Lets not even discuss contractor fatalities shall we? The bottom line is that Iraq is still a dangerous place and averaging almost 2000 violent unnecessary deaths a month. That’s hardly a “normal” country.
Juan Cole probably has it summed up well:
What the recent publicity about the “success” of the troop surge has ignored is this: The Bush administration has downplayed the collapsing political situation in Iraq by directing the public’s attention to fluctuating numbers of civilians killed. While there have been some relative gains in security recently, even there the picture remains dubious. The Iraqi ministry of health, long known for cooking the books, says that a few hundred Iraqis were killed in political violence in November. However, independent observers such as Iraq Body Count cite a much higher number — some 1,100 civilians killed in Iraq in November. They reported that bombings and assassinations accounted for 63 persons on Saturday, the first day of December, alone. . . The current “good news” campaign from the Bush administration regarding the troop surge is only the latest in a long history of whitewashing the war since the 2003 invasion. First, Secretary of Defense Donald Rumsfeld denied that there was massive looting following the fall of Baghdad. Then he denied that there was a rising guerrilla war. . . ‘
The real issue with the success of the surge is answering the question, “when are we leaving?”. People might applaud the Democratic efforts to strangle the budget if they knew the real answer-we are never leaving.
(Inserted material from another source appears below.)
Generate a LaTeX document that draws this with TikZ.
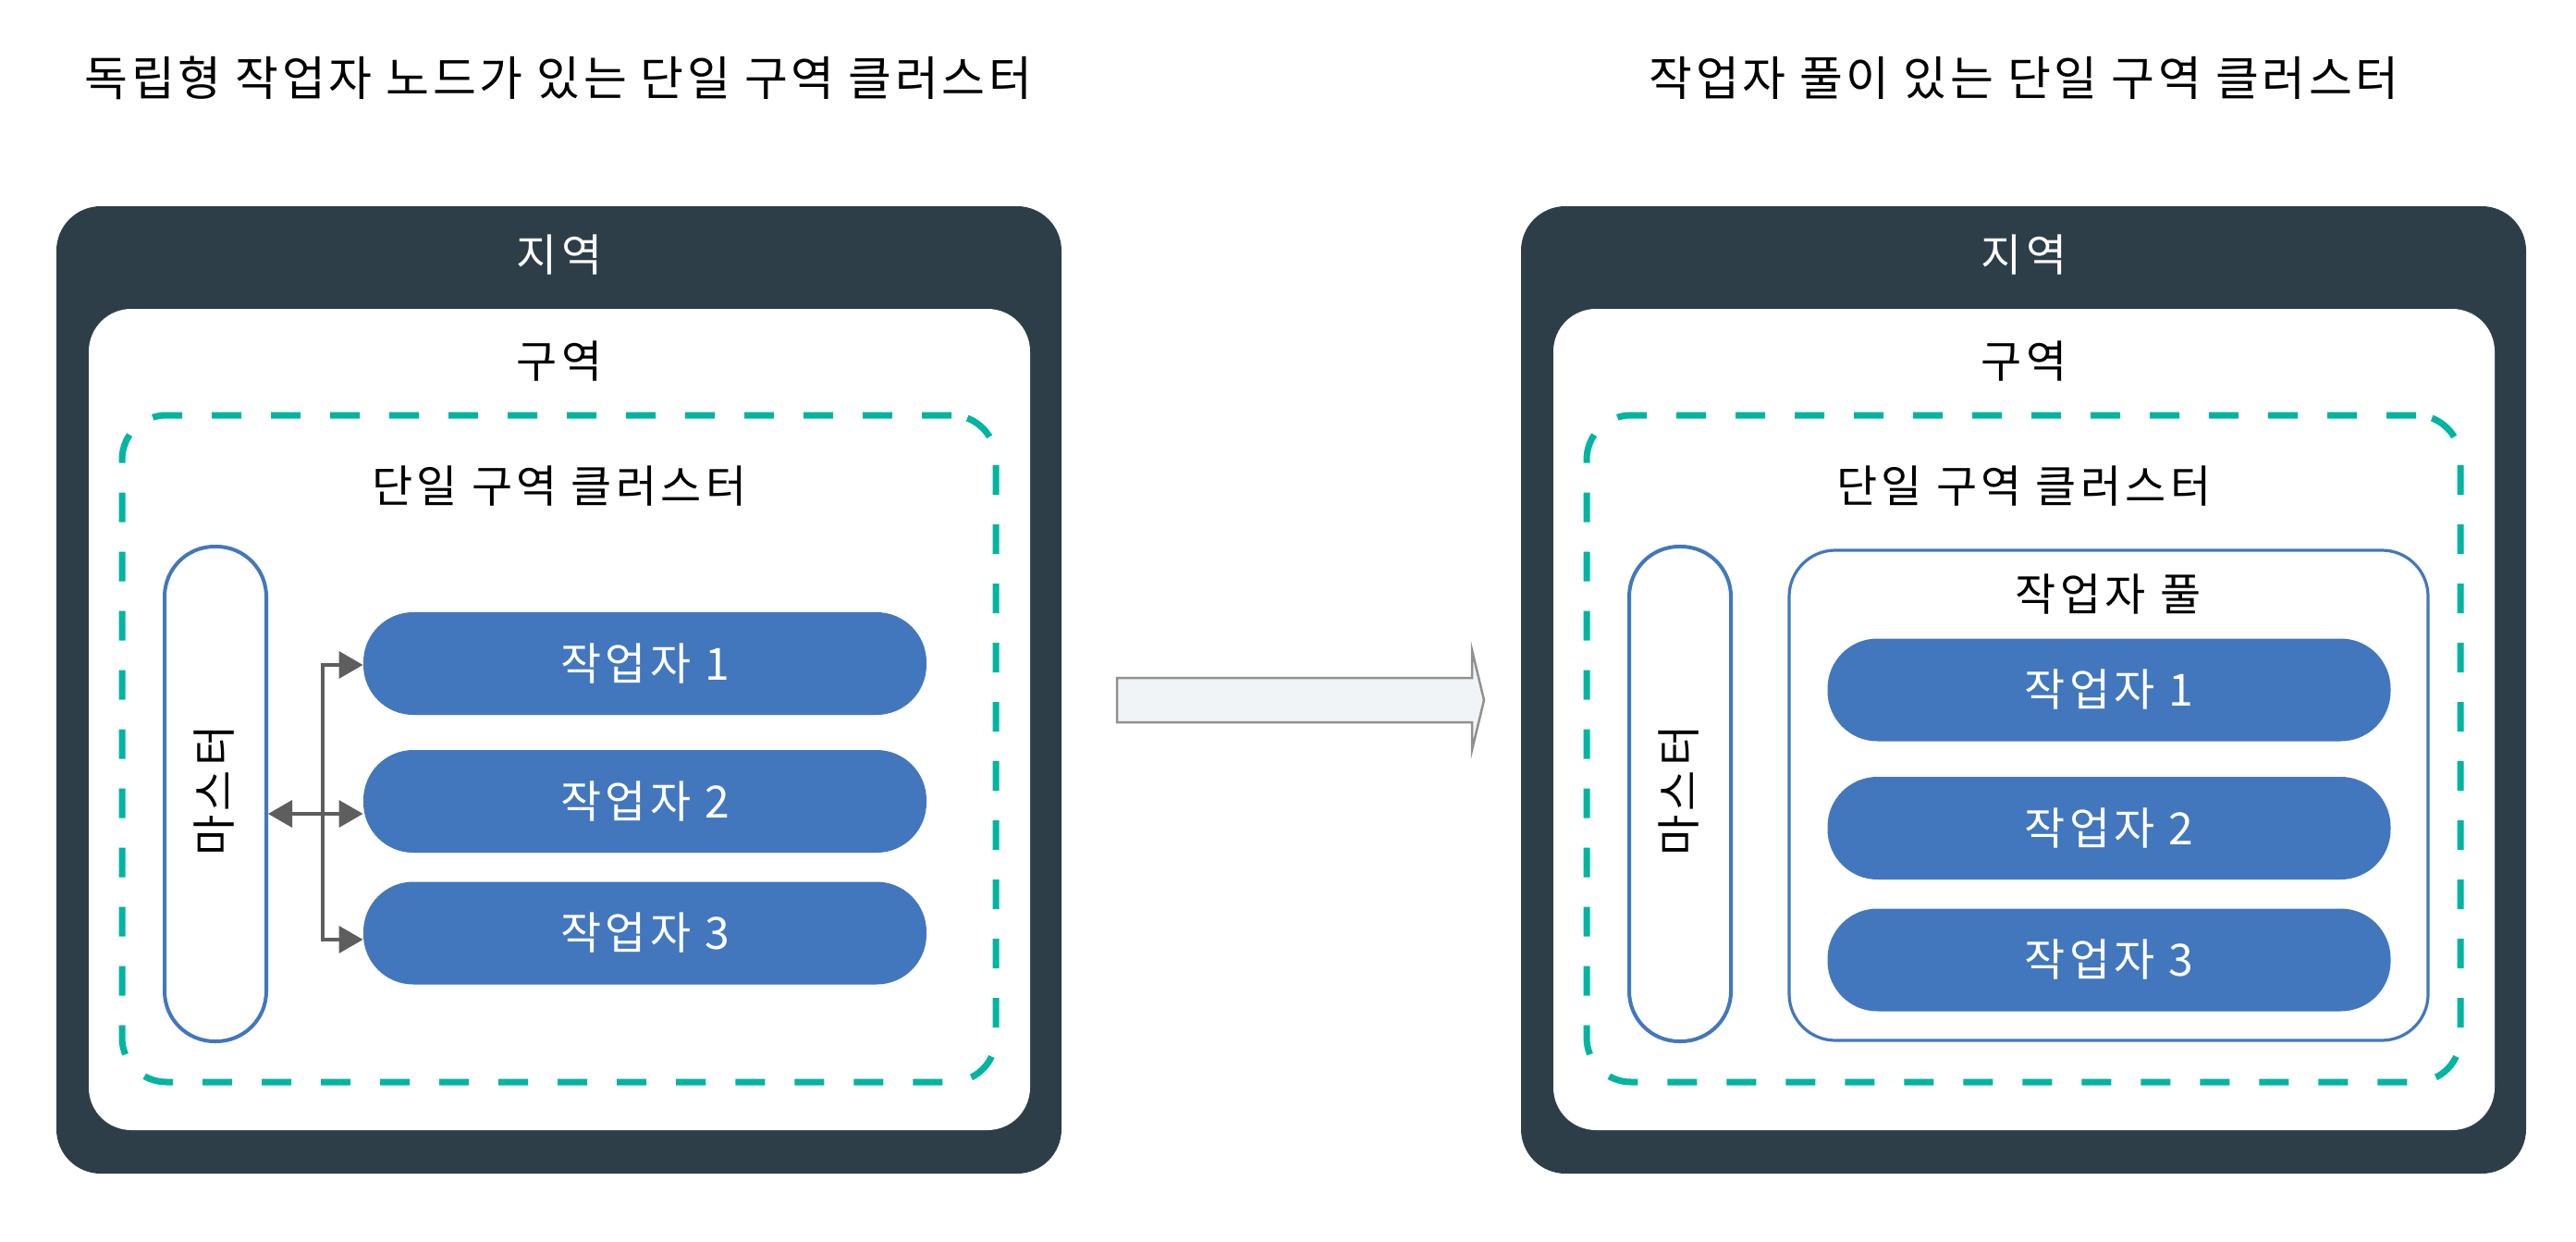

Monday, during a videoconference, Mr. Bush and Nuri al-Maliki separately signed a “declaration of principles” that calls for one more year of U.S. occupation of Iraq by U.N. mandate to be followed with a more permanent arrangement under sanction of a bilateral treaty.
That’s pretty amazing when you think about it particularly when you consider that the Iraqi parliament just 6 months ago said that a permanent US presence is not an option. In June of 2007, Iraq’s parliament passed a binding resolution that specifically guaranteed them an opportunity to block any further extensions of the U.N. mandate. Maliki did not veto the law. This “principles” deal he just signed on to with Bush will involve yet another end run around his parliament to extend the U.N. mandate, and then another one to establish a two-way treaty with the U.S.
And why did he do all this? Because his own army is not hacking the program. So his only guarantee is to have the US prop up his ineffective government for a longer-if Bush has his way for years and years and years.
At a cost though. At a cost of about 40 US lives a month. I just do not consider that a fair trade. No amount of Arab lives is worth the life of one single American.
So yea, I just don’t get it. And I don’t plan to any time soon. Progress or not, Iraq remains a mistake and a distraction to the US for a whole bunch of reasons.